Akşener'den 'emanet vekil' yanıtı: Prensip olarak 'evet' derim

Meral Akşener, Ahmet Davutoğlu veya Ali Babacan'ın kendilerinden seçime girmek için 'emanet vekil' istemesi ihtimalini de değerlendirdi.

Akşener, bu duruma prensipte 'evet' diyeceklerini belirtti:

Sayın Babacan ya da Sayın Davutoğlu seçime girmek için milletvekili istemesi gibi bir talepte bulunduğu zaman elbette arkadaşlarımla da konuşarak ama prensip olarak elbette evet derim. Yeni kurulacak partilere karşı Sayın Erdoğan'ın kalbinde şöyle bir şey olacaktır, Sayın Davutoğlu'nu kim tanıyordu?

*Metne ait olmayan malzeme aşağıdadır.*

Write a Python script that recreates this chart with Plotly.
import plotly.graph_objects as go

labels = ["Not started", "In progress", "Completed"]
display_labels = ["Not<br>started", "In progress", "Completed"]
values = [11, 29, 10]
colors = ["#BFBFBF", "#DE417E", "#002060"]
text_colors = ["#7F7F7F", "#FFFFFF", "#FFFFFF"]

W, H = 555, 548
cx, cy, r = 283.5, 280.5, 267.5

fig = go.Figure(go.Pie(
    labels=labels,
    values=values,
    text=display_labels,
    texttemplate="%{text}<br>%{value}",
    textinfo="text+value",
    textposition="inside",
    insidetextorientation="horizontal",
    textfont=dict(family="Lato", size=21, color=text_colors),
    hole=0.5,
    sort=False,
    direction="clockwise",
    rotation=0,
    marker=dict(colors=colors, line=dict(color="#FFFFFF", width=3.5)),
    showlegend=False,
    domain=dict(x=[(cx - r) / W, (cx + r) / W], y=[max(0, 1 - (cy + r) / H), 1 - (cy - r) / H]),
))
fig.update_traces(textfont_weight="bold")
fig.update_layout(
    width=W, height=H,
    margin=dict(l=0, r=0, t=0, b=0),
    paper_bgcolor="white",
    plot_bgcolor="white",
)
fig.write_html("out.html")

Ben aldım, şunu şunu ben yaptım şimdi de karşıma dikildi. Yani kendisinin duygusal bir refleksi olacaktır. Seni ben yarattım diyordur muhtemelen.

"EYT'liler konusunu onlar çözemiyorsa, iktidarımızda biz çözeceğiz"

Akşener, Emeklilikte Yaşa Takılanlar (EYT) hakkında şu yorumu yaptı:

Siz bazılarının 500 milyonluk borcunu silmek konusunda gözünüzü kırpmazken,  EYT’lilere para bulamadınız. 50 milyon dolar bulamadığınız için tank palet fabrikasını satıyorsunuz. Türkiye’de israf had safhada. Uçaklar, lüks arabalar bunlara para buluyorsunuz. İtibardan israf olmaz diyorsunuz, iş EYT’lilere gelince de olmaz kardeşim diyorsunuz. Bunun bir mantığı yok. Onlar çözmüyorsa da iktidarımızda biz çözeceğiz.